Leave out the pictures and copy each record below exactly.

▶ **Entries with chart source code**:
________________________

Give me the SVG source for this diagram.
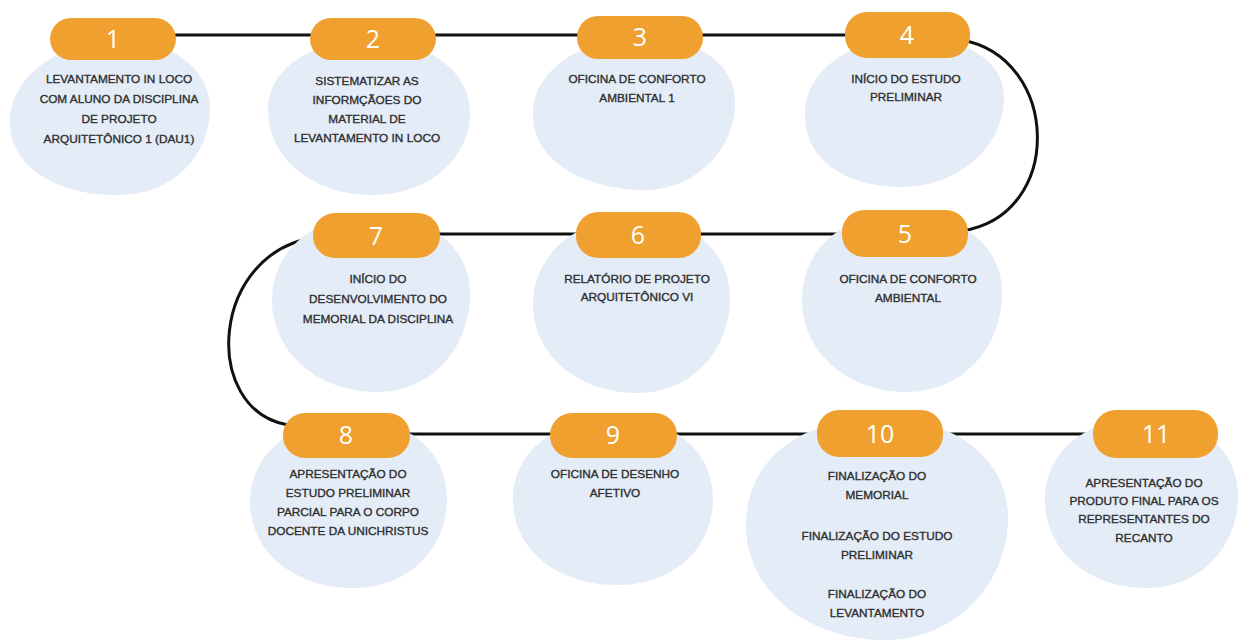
<svg xmlns="http://www.w3.org/2000/svg" width="1238" height="644" viewBox="0 0 1238 644">
<style>
.blob{fill:#E3ECF7}
.pill{fill:#EFA02E}
.num{font-family:"Open Sans","Liberation Sans",sans-serif;font-size:25px;fill:#ffffff;text-anchor:middle}
.lbl{font-family:"Liberation Sans",Arial,sans-serif;font-size:11.8px;fill:#2E2E2E;stroke:#2E2E2E;stroke-width:0.35;text-anchor:middle}
.con{fill:none;stroke:#111111;stroke-width:3;stroke-linecap:round}
</style>
<rect width="1238" height="644" fill="#ffffff"/>
<g id="connectors">
<path class="con" d="M150,35 L870,35"/>
<path class="con" d="M962,40 C1060,58 1065,215 962,231"/>
<path class="con" d="M420,234 L860,234"/>
<path class="con" d="M318,237 C210,250 200,410 288,425"/>
<path class="con" d="M390,434 L1110,434"/>
</g>
<g id="node1">
<path class="blob" d="M115,40 C168,38 212,68 210,110 C208,160 170,195 118,195 C62,196 12,170 10,125 C8,78 58,42 115,40Z"/>
<rect class="pill" x="50" y="18" width="126" height="42" rx="21"/>
<text class="num" x="113" y="48">1</text>
<text class="lbl" x="119" y="83">LEVANTAMENTO IN LOCO</text>
<text class="lbl" x="119" y="103">COM ALUNO DA DISCIPLINA</text>
<text class="lbl" x="119" y="123">DE PROJETO</text>
<text class="lbl" x="119" y="143">ARQUITETÔNICO 1 (DAU1)</text>
</g>
<g id="node2">
<path class="blob" d="M370,40 C428,40 472,72 470,115 C468,162 425,196 370,195 C312,194 268,158 268,110 C268,68 312,40 370,40Z"/>
<rect class="pill" x="310" y="18" width="126" height="42" rx="21"/>
<text class="num" x="373" y="48">2</text>
<text class="lbl" x="367" y="85">SISTEMATIZAR AS</text>
<text class="lbl" x="367" y="104">INFORMÇÃOES DO</text>
<text class="lbl" x="367" y="123">MATERIAL DE</text>
<text class="lbl" x="367" y="142">LEVANTAMENTO IN LOCO</text>
</g>
<g id="node3">
<path class="blob" d="M637,38 C695,36 737,62 735,105 C733,155 690,192 640,190 C582,188 533,160 533,115 C533,70 580,40 637,38Z"/>
<rect class="pill" x="577" y="16" width="126" height="43" rx="21"/>
<text class="num" x="640" y="46">3</text>
<text class="lbl" x="637" y="83">OFICINA DE CONFORTO</text>
<text class="lbl" x="637" y="102">AMBIENTAL 1</text>
</g>
<g id="node4">
<path class="blob" d="M905,38 C965,36 1006,60 1004,100 C1002,150 955,188 900,187 C845,186 805,160 805,115 C805,70 850,40 905,38Z"/>
<rect class="pill" x="845" y="12" width="125" height="46" rx="22"/>
<text class="num" x="907" y="44">4</text>
<text class="lbl" x="906" y="83">INÍCIO DO ESTUDO</text>
<text class="lbl" x="906" y="101">PRELIMINAR</text>
</g>
<g id="node5">
<path class="blob" d="M900,213 C960,212 1003,245 1002,295 C1001,350 960,393 905,392 C845,391 802,350 802,300 C802,250 842,214 900,213Z"/>
<rect class="pill" x="842" y="210" width="126" height="47" rx="22"/>
<text class="num" x="905" y="243">5</text>
<text class="lbl" x="908" y="283">OFICINA DE CONFORTO</text>
<text class="lbl" x="908" y="302">AMBIENTAL</text>
</g>
<g id="node6">
<path class="blob" d="M632,218 C690,217 731,250 730,300 C729,352 690,394 635,393 C575,392 533,352 533,305 C533,255 575,219 632,218Z"/>
<rect class="pill" x="576" y="212" width="125" height="46" rx="22"/>
<text class="num" x="638" y="244">6</text>
<text class="lbl" x="637" y="283">RELATÓRIO DE PROJETO</text>
<text class="lbl" x="637" y="301">ARQUITETÔNICO VI</text>
</g>
<g id="node7">
<path class="blob" d="M370,215 C430,214 471,248 470,295 C469,350 430,393 375,392 C315,391 272,350 272,300 C272,252 312,216 370,215Z"/>
<rect class="pill" x="313" y="213" width="127" height="45" rx="22"/>
<text class="num" x="376" y="245">7</text>
<text class="lbl" x="378" y="283">INÍCIO DO</text>
<text class="lbl" x="378" y="303">DESENVOLVIMENTO DO</text>
<text class="lbl" x="378" y="323">MEMORIAL DA DISCIPLINA</text>
</g>
<g id="node8">
<path class="blob" d="M348,418 C405,417 448,450 447,500 C446,552 405,589 352,588 C292,587 250,550 250,502 C250,455 292,419 348,418Z"/>
<rect class="pill" x="283" y="413" width="127" height="45" rx="22"/>
<text class="num" x="346" y="444">8</text>
<text class="lbl" x="348" y="478">APRESENTAÇÃO DO</text>
<text class="lbl" x="348" y="497">ESTUDO PRELIMINAR</text>
<text class="lbl" x="348" y="516">PARCIAL PARA O CORPO</text>
<text class="lbl" x="348" y="535">DOCENTE DA UNICHRISTUS</text>
</g>
<g id="node9">
<path class="blob" d="M612,418 C672,417 714,450 713,500 C712,552 670,586 615,585 C555,584 513,548 513,500 C513,452 555,419 612,418Z"/>
<rect class="pill" x="550" y="413" width="127" height="45" rx="22"/>
<text class="num" x="613" y="444">9</text>
<text class="lbl" x="615" y="478">OFICINA DE DESENHO</text>
<text class="lbl" x="615" y="497">AFETIVO</text>
</g>
<g id="node10">
<path class="blob" d="M878,418 C955,417 1010,460 1008,520 C1006,590 950,642 880,640 C805,638 746,590 746,525 C746,460 800,419 878,418Z"/>
<rect class="pill" x="817" y="410" width="126" height="47" rx="22"/>
<text class="num" x="880" y="443">10</text>
<text class="lbl" x="877" y="480">FINALIZAÇÃO DO</text>
<text class="lbl" x="877" y="499">MEMORIAL</text>
<text class="lbl" x="877" y="540">FINALIZAÇÃO DO ESTUDO</text>
<text class="lbl" x="877" y="559">PRELIMINAR</text>
<text class="lbl" x="877" y="598">FINALIZAÇÃO DO</text>
<text class="lbl" x="877" y="617">LEVANTAMENTO</text>
</g>
<g id="node11">
<path class="blob" d="M1142,418 C1200,417 1240,450 1238,500 C1236,552 1195,589 1145,588 C1085,587 1045,548 1045,500 C1045,452 1085,419 1142,418Z"/>
<rect class="pill" x="1093" y="410" width="125" height="48" rx="23"/>
<text class="num" x="1156" y="443">11</text>
<text class="lbl" x="1144" y="487">APRESENTAÇÃO DO</text>
<text class="lbl" x="1144" y="505">PRODUTO FINAL PARA OS</text>
<text class="lbl" x="1144" y="523">REPRESENTANTES DO</text>
<text class="lbl" x="1144" y="542">RECANTO</text>
</g>
</svg>
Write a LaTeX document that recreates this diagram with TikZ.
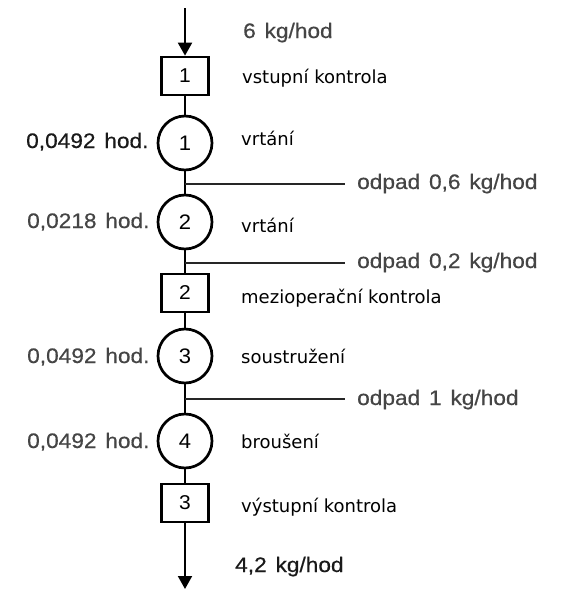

________________________

▶ **Correct response**:
Give me the SVG source for this diagram.
<svg xmlns="http://www.w3.org/2000/svg" width="1238" height="644" viewBox="0 0 1238 644">
<style>
.blob{fill:#E3ECF7}
.pill{fill:#EFA02E}
.num{font-family:"Open Sans","Liberation Sans",sans-serif;font-size:25px;fill:#ffffff;text-anchor:middle}
.lbl{font-family:"Liberation Sans",Arial,sans-serif;font-size:11.8px;fill:#2E2E2E;stroke:#2E2E2E;stroke-width:0.35;text-anchor:middle}
.con{fill:none;stroke:#111111;stroke-width:3;stroke-linecap:round}
</style>
<rect width="1238" height="644" fill="#ffffff"/>
<g id="connectors">
<path class="con" d="M150,35 L870,35"/>
<path class="con" d="M962,40 C1060,58 1065,215 962,231"/>
<path class="con" d="M420,234 L860,234"/>
<path class="con" d="M318,237 C210,250 200,410 288,425"/>
<path class="con" d="M390,434 L1110,434"/>
</g>
<g id="node1">
<path class="blob" d="M115,40 C168,38 212,68 210,110 C208,160 170,195 118,195 C62,196 12,170 10,125 C8,78 58,42 115,40Z"/>
<rect class="pill" x="50" y="18" width="126" height="42" rx="21"/>
<text class="num" x="113" y="48">1</text>
<text class="lbl" x="119" y="83">LEVANTAMENTO IN LOCO</text>
<text class="lbl" x="119" y="103">COM ALUNO DA DISCIPLINA</text>
<text class="lbl" x="119" y="123">DE PROJETO</text>
<text class="lbl" x="119" y="143">ARQUITETÔNICO 1 (DAU1)</text>
</g>
<g id="node2">
<path class="blob" d="M370,40 C428,40 472,72 470,115 C468,162 425,196 370,195 C312,194 268,158 268,110 C268,68 312,40 370,40Z"/>
<rect class="pill" x="310" y="18" width="126" height="42" rx="21"/>
<text class="num" x="373" y="48">2</text>
<text class="lbl" x="367" y="85">SISTEMATIZAR AS</text>
<text class="lbl" x="367" y="104">INFORMÇÃOES DO</text>
<text class="lbl" x="367" y="123">MATERIAL DE</text>
<text class="lbl" x="367" y="142">LEVANTAMENTO IN LOCO</text>
</g>
<g id="node3">
<path class="blob" d="M637,38 C695,36 737,62 735,105 C733,155 690,192 640,190 C582,188 533,160 533,115 C533,70 580,40 637,38Z"/>
<rect class="pill" x="577" y="16" width="126" height="43" rx="21"/>
<text class="num" x="640" y="46">3</text>
<text class="lbl" x="637" y="83">OFICINA DE CONFORTO</text>
<text class="lbl" x="637" y="102">AMBIENTAL 1</text>
</g>
<g id="node4">
<path class="blob" d="M905,38 C965,36 1006,60 1004,100 C1002,150 955,188 900,187 C845,186 805,160 805,115 C805,70 850,40 905,38Z"/>
<rect class="pill" x="845" y="12" width="125" height="46" rx="22"/>
<text class="num" x="907" y="44">4</text>
<text class="lbl" x="906" y="83">INÍCIO DO ESTUDO</text>
<text class="lbl" x="906" y="101">PRELIMINAR</text>
</g>
<g id="node5">
<path class="blob" d="M900,213 C960,212 1003,245 1002,295 C1001,350 960,393 905,392 C845,391 802,350 802,300 C802,250 842,214 900,213Z"/>
<rect class="pill" x="842" y="210" width="126" height="47" rx="22"/>
<text class="num" x="905" y="243">5</text>
<text class="lbl" x="908" y="283">OFICINA DE CONFORTO</text>
<text class="lbl" x="908" y="302">AMBIENTAL</text>
</g>
<g id="node6">
<path class="blob" d="M632,218 C690,217 731,250 730,300 C729,352 690,394 635,393 C575,392 533,352 533,305 C533,255 575,219 632,218Z"/>
<rect class="pill" x="576" y="212" width="125" height="46" rx="22"/>
<text class="num" x="638" y="244">6</text>
<text class="lbl" x="637" y="283">RELATÓRIO DE PROJETO</text>
<text class="lbl" x="637" y="301">ARQUITETÔNICO VI</text>
</g>
<g id="node7">
<path class="blob" d="M370,215 C430,214 471,248 470,295 C469,350 430,393 375,392 C315,391 272,350 272,300 C272,252 312,216 370,215Z"/>
<rect class="pill" x="313" y="213" width="127" height="45" rx="22"/>
<text class="num" x="376" y="245">7</text>
<text class="lbl" x="378" y="283">INÍCIO DO</text>
<text class="lbl" x="378" y="303">DESENVOLVIMENTO DO</text>
<text class="lbl" x="378" y="323">MEMORIAL DA DISCIPLINA</text>
</g>
<g id="node8">
<path class="blob" d="M348,418 C405,417 448,450 447,500 C446,552 405,589 352,588 C292,587 250,550 250,502 C250,455 292,419 348,418Z"/>
<rect class="pill" x="283" y="413" width="127" height="45" rx="22"/>
<text class="num" x="346" y="444">8</text>
<text class="lbl" x="348" y="478">APRESENTAÇÃO DO</text>
<text class="lbl" x="348" y="497">ESTUDO PRELIMINAR</text>
<text class="lbl" x="348" y="516">PARCIAL PARA O CORPO</text>
<text class="lbl" x="348" y="535">DOCENTE DA UNICHRISTUS</text>
</g>
<g id="node9">
<path class="blob" d="M612,418 C672,417 714,450 713,500 C712,552 670,586 615,585 C555,584 513,548 513,500 C513,452 555,419 612,418Z"/>
<rect class="pill" x="550" y="413" width="127" height="45" rx="22"/>
<text class="num" x="613" y="444">9</text>
<text class="lbl" x="615" y="478">OFICINA DE DESENHO</text>
<text class="lbl" x="615" y="497">AFETIVO</text>
</g>
<g id="node10">
<path class="blob" d="M878,418 C955,417 1010,460 1008,520 C1006,590 950,642 880,640 C805,638 746,590 746,525 C746,460 800,419 878,418Z"/>
<rect class="pill" x="817" y="410" width="126" height="47" rx="22"/>
<text class="num" x="880" y="443">10</text>
<text class="lbl" x="877" y="480">FINALIZAÇÃO DO</text>
<text class="lbl" x="877" y="499">MEMORIAL</text>
<text class="lbl" x="877" y="540">FINALIZAÇÃO DO ESTUDO</text>
<text class="lbl" x="877" y="559">PRELIMINAR</text>
<text class="lbl" x="877" y="598">FINALIZAÇÃO DO</text>
<text class="lbl" x="877" y="617">LEVANTAMENTO</text>
</g>
<g id="node11">
<path class="blob" d="M1142,418 C1200,417 1240,450 1238,500 C1236,552 1195,589 1145,588 C1085,587 1045,548 1045,500 C1045,452 1085,419 1142,418Z"/>
<rect class="pill" x="1093" y="410" width="125" height="48" rx="23"/>
<text class="num" x="1156" y="443">11</text>
<text class="lbl" x="1144" y="487">APRESENTAÇÃO DO</text>
<text class="lbl" x="1144" y="505">PRODUTO FINAL PARA OS</text>
<text class="lbl" x="1144" y="523">REPRESENTANTES DO</text>
<text class="lbl" x="1144" y="542">RECANTO</text>
</g>
</svg>
Write a LaTeX document that recreates this diagram with TikZ.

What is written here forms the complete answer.